Requirements
Copy every line of the records below that holds the word "this".

Provided records
==*==

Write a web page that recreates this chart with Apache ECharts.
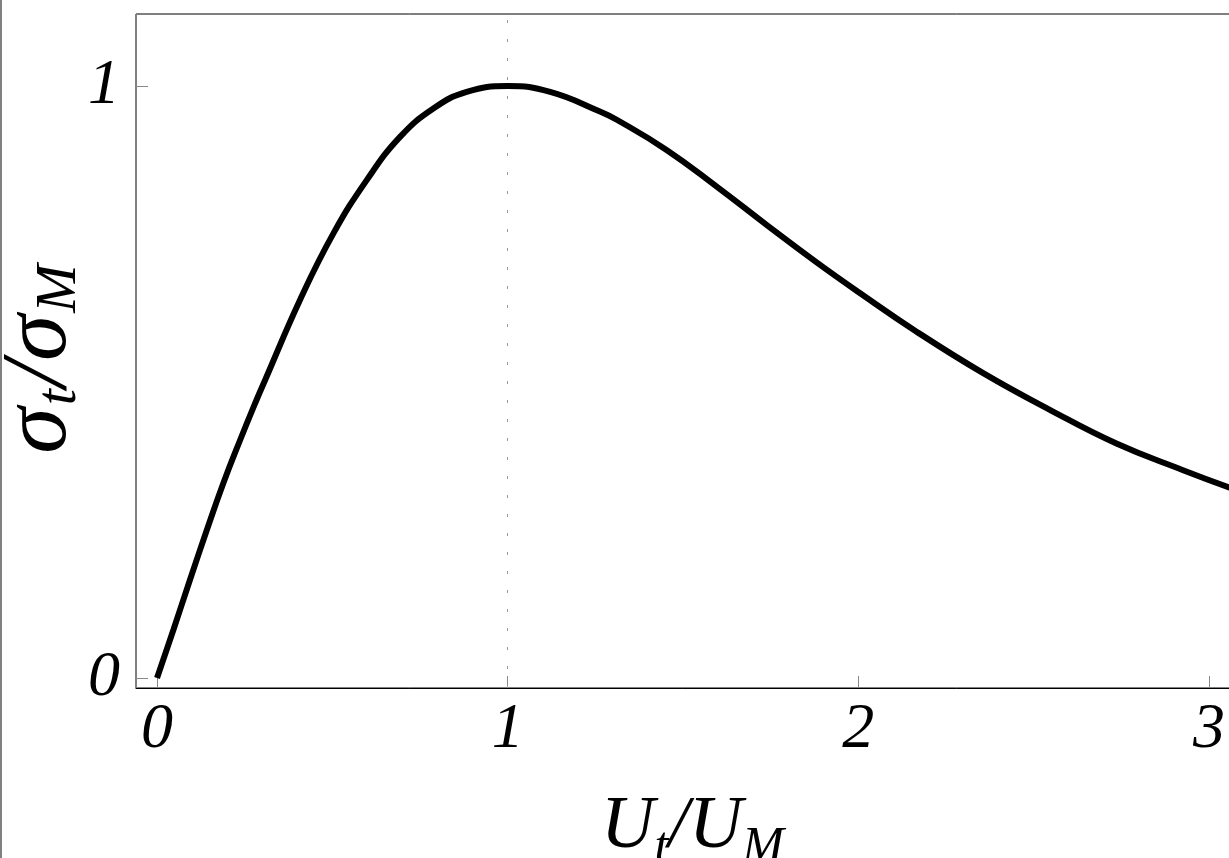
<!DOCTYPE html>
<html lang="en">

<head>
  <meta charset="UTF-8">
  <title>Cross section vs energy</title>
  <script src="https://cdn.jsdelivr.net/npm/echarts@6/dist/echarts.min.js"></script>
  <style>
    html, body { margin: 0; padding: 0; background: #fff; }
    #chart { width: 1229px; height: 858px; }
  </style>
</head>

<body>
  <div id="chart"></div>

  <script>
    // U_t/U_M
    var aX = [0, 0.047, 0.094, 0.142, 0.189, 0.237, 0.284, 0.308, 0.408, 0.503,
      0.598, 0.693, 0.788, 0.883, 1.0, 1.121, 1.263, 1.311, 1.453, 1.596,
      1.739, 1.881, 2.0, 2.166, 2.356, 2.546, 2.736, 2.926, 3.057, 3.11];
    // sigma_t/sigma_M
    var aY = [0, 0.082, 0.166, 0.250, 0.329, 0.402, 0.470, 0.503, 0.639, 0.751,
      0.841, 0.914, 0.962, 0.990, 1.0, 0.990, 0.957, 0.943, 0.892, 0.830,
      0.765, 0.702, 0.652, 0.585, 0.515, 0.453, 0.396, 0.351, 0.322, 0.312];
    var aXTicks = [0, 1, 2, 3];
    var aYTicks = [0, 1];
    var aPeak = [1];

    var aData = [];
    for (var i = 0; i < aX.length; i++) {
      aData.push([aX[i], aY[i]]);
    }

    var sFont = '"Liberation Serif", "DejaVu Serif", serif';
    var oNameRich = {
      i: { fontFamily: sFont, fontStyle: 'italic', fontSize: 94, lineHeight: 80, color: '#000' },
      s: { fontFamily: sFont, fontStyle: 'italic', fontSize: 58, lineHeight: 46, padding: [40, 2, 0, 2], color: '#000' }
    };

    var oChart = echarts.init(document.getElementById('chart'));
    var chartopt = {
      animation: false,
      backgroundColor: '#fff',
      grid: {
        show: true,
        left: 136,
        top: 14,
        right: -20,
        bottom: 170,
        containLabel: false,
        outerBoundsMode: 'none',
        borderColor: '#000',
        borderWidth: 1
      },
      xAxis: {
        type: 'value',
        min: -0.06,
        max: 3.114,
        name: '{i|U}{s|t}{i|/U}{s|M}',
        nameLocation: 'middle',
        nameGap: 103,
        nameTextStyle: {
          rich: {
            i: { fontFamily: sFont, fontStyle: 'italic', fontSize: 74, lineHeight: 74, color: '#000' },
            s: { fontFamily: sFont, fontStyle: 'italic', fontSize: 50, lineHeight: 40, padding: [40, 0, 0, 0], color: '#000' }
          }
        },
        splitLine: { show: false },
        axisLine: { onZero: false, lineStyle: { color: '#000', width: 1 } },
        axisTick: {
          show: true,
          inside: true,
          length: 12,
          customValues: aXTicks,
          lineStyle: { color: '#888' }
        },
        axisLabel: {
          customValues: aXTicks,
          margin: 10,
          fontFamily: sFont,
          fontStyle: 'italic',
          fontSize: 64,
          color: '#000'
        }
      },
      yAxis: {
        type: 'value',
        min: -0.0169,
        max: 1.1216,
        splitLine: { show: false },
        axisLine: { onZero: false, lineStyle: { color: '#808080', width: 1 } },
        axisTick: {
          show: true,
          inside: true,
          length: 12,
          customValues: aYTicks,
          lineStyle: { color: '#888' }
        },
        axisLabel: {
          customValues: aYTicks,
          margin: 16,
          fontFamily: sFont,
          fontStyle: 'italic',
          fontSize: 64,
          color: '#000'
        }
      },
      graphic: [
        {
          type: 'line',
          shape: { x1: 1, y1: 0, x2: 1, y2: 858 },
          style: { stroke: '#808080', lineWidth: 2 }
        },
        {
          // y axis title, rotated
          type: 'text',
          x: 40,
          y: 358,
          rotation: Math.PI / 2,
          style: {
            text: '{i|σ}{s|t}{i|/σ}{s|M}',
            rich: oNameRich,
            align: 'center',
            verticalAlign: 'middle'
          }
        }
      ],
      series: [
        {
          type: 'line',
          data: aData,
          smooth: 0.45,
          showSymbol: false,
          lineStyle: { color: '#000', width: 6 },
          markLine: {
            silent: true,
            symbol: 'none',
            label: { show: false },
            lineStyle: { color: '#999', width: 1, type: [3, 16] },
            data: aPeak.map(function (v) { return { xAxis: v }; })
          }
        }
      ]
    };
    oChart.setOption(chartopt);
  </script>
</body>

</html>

==*==

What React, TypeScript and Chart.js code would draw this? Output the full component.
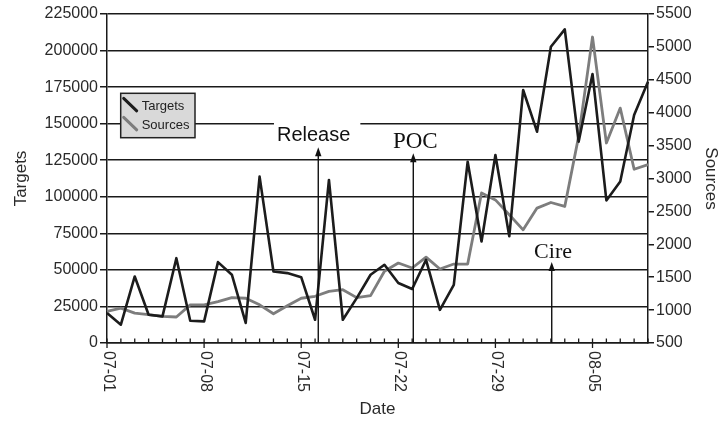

==*==

Worked answer
Write a web page that recreates this chart with Apache ECharts.
What React, TypeScript and Chart.js code would draw this? Output the full component.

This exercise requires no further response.